In the United States, about one-fifth of questions posed to students began as making-connections problems. But by the time the students were done soliciting hints from the teacher and solving the problems, a grand total of zero percent remained making-connections problems. Making-connections problems did not survive the teacher-student interactions.
Teachers in every country fell into the same trap at times, but in the higher-performing countries plenty of making-connections problems remained that way as the class struggled to figure them out. In Japan, a little more than half of all problems were making-connections problems, and half of those stayed that way through the solving. An entire class period could be just one problem with many parts. When a student offered an idea for how to approach a problem, rather than engaging in multiple choice, the teacher had them come to the board and put a magnet with their name on it next to the idea. By the end of class, one problem on a blackboard the size of an entire wall served as a captain’s log of the class’s collective intellectual voyage, dead ends and all.
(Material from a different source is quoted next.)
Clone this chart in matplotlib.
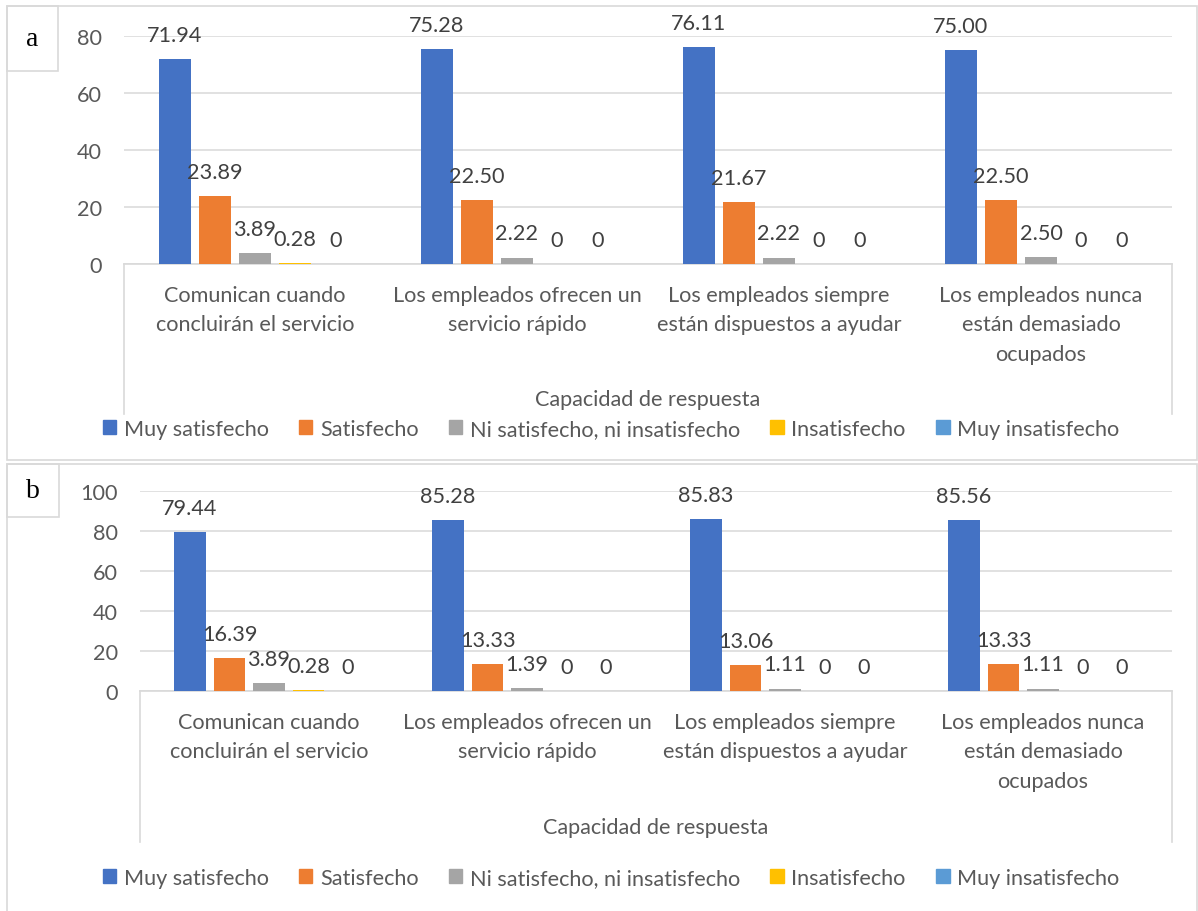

Richland originally tried to label the videotaped lessons with a single topic of the day, “but we couldn’t do it with Japan,” she said, “because you could engage with these problems using so much different content.” (There is a specific Japanese word to describe chalkboard writing that tracks conceptual connections over the course of collective problem solving: bansho.)
Just as it is in golf, procedure practice is important in math. But when it comprises the entire math training strategy, it’s a problem. “Students do not view mathematics as a system,” Richland and her colleagues wrote. They view it as just a set of procedures. Like when Patrick was asked how variable expressions connected to the world, and answered that they were good for answering questions in math class.
In their research, Richland and her collaborators highlighted the stunning degree of reliance community college students—41 percent of all undergraduate students in the United States—have on memorized algorithms. Asked whether a/5 or a/8 is greater, 53 percent of students answered correctly, barely better than guessing. Asked to explain their answers, students frequently pointed to some algorithm. Students remembered that they should focus on the bottom number, but a lot of them recalled that a larger denominator meant a/8 was bigger than a/5. Others remembered that they should try to get a common denominator, but weren’t sure why. There were students who reflexively cross-multiplied, because they knew that’s what you do when you see fractions, even though it had no relevance to the problem at hand. Only 15 percent of the students began with broad, conceptual reasoning that if you divide something into five parts, each piece will be larger than if you divide the same thing into eight parts. Every single one of those students got the correct answer.